Restoring old photos isn't particularly difficult. It can take hours and hours and hours of intricate work but if you're competent with Photoshop then you can soon figure out how to repair all the rips, stains and blemishes.

But reproducing and restoring these old photos presented three quite different challenges: Firstly, they were behind glass and they couldn't be removed from the frames. Secondly, the print of the man was warped. Thirdly, the picture of the man was slightly out-of-focus.

Reproducing and restoring old photos

The easy part of the job was that the prints were large and good quality. This made it a lot easier to get them onto the computer, which I did by photographing them with a 1Ds and a 24-70 f/2.8L lens at 50mm. You reproduce artwork at 50mm because it's the approximate focal length of the human eye. I stopped the lens down a touch to avoid any loss of quality from shooting wide open.

But how do you photograph a print through glass without reflections?

It's simple with hindsight but it took me a little while to figure it out. I propped the picture up on a chair and set-up a flash slightly in front of it but way up high and right over at the other side of the room. I angled the flash straight at the front of the frame. The idea was to have the light hitting the glass at a very sharp angle, and from far away to minimise fall-off across the surface of the print. Test shots revealed that the frame was casting a shadow onto the picture so I moved the flash forward until the shadow stopped being a problem. With a single light source coming from a known angle it was then a simple matter of taking the photo with a polarizer to cancel out any reflections. I also knew the temperature of the flash so I could get the white balance perfect, which is necessary for reproducing sepia-toned pictures even when they'll be converted to black & white.

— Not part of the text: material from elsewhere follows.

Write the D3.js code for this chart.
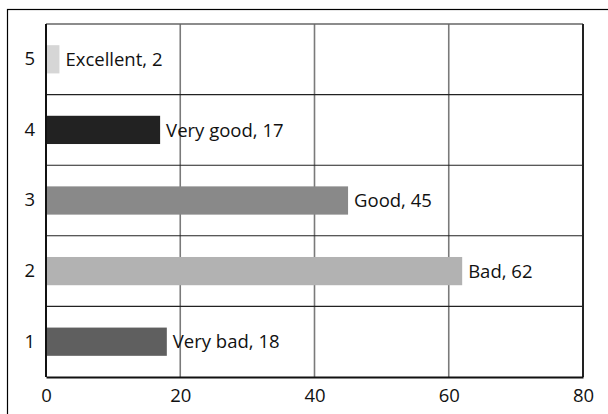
<!DOCTYPE html>
<html>
<head>
<meta charset="utf-8">
<script src="https://cdn.jsdelivr.net/npm/d3@7"></script>
<style>
  html, body { margin: 0; padding: 0; background: #fff; }
  svg { display: block; }
  text { font-family: "Open Sans", "Liberation Sans", sans-serif; fill: #111; }
</style>
</head>
<body>
<div id="chart"></div>
<script>
// ---- data ----
const categories = ["1", "2", "3", "4", "5"];
const ratingNames = ["Very bad", "Bad", "Good", "Very good", "Excellent"];
const values = [18, 62, 45, 17, 2];
const xTicks = [0, 20, 40, 60, 80];

// ---- styles ----
const barColors = ["#5f5f5f", "#b2b2b2", "#898989", "#222222", "#d6d6d6"];
const FS = 18.5;

const W = 608, H = 414;
const margin = { left: 46, top: 24, right: 25, bottom: 37 };
const innerW = W - margin.left - margin.right;
const innerH = H - margin.top - margin.bottom;

const svg = d3.select("#chart").append("svg")
  .attr("width", W).attr("height", H);

// outer frame (extends past the right/bottom edges)
svg.append("rect")
  .attr("x", 7.5).attr("y", 9.5)
  .attr("width", W + 50).attr("height", H + 50)
  .attr("fill", "none").attr("stroke", "#000").attr("stroke-width", 1.2);

const g = svg.append("g").attr("transform", `translate(${margin.left},${margin.top})`);

const x = d3.scaleLinear().domain([0, 80]).range([0, innerW]);
const y = d3.scaleBand().domain(categories.slice().reverse()).range([0, innerH])
  .paddingInner(0.6).paddingOuter(0.3);
const yGrid = d3.scaleBand().domain(categories.slice().reverse()).range([0, innerH]);

const data = categories.map((c, i) => ({ cat: c, name: ratingNames[i], value: values[i], color: barColors[i] }));

// vertical gridlines
g.append("g").selectAll("line").data(xTicks.slice(1, -1)).join("line")
  .attr("x1", d => x(d)).attr("x2", d => x(d))
  .attr("y1", 0).attr("y2", innerH)
  .attr("stroke", "#7a7a7a").attr("stroke-width", 1.6);

// horizontal gridlines (band boundaries)
g.append("g").selectAll("line").data(categories.slice(0, -1)).join("line")
  .attr("x1", 0).attr("x2", innerW)
  .attr("y1", d => yGrid(d)).attr("y2", d => yGrid(d))
  .attr("stroke", "#222").attr("stroke-width", 1.1);

// plot border
g.append("line").attr("x1", 0).attr("x2", innerW).attr("y1", 0).attr("y2", 0)
  .attr("stroke", "#666").attr("stroke-width", 1.6);
g.append("line").attr("x1", innerW).attr("x2", innerW).attr("y1", 0).attr("y2", innerH)
  .attr("stroke", "#222").attr("stroke-width", 2);

// bars
g.append("g").selectAll("rect").data(data).join("rect")
  .attr("x", x(0) + 1)
  .attr("y", d => y(d.cat))
  .attr("width", d => x(d.value) - x(0) - 1)
  .attr("height", y.bandwidth())
  .attr("fill", d => d.color);

// bar labels
g.append("g").selectAll("text").data(data).join("text")
  .attr("x", d => x(d.value) + 6)
  .attr("y", d => y(d.cat) + y.bandwidth() / 2)
  .attr("dy", "0.36em")
  .attr("font-size", FS)
  .text(d => `${d.name}, ${d.value}`);

// axes
const xAxis = d3.axisBottom(x).tickValues(xTicks).tickSize(0).tickPadding(12);
const xg = g.append("g").attr("transform", `translate(0,${innerH})`).call(xAxis);
xg.select(".domain").attr("stroke", "#111").attr("stroke-width", 2);
xg.selectAll("text").attr("font-size", FS).attr("fill", "#111");

const yAxis = d3.axisLeft(y).tickSize(0).tickPadding(11);
const yg = g.append("g").call(yAxis);
yg.select(".domain").attr("d", `M0,0V${innerH}`).attr("stroke", "#111").attr("stroke-width", 2);
yg.selectAll("text").attr("font-size", FS).attr("fill", "#111");
</script>
</body>
</html>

That was the photo of the woman done. But as the photo of the man was warped, the paper was actually casting shadows onto itself! I eventually solved that problem by bringing the flash over to right in front of the picture, up high, angled straight down. The frame was lying on its side and the light was going along the ripples in the paper. This was an amazingly effective solution and I didn't need to spend a single second in processing to fix the warping. Neat, eh?

It was fairly simple from then on. Each picture took about 4 hours of work to remove all of the blemishes, which involved several thousand manual edits right down to the pixel level. The fading of the prints, and shooting through glass, required multiple tone curves to put a bit of contrast back into the pictures. And the picture of the man took another hour or so to fix the focus, or at least to force it as much as I could using multiple USM passes of decreasing radius.

The finished pictures were printed around 11"x17" on fine-art paper and they looked great. Throughout the processing I had made a point of NOT comparing them to the original prints, but when I finally did compare them I was more than satisfied that I'd done the job right.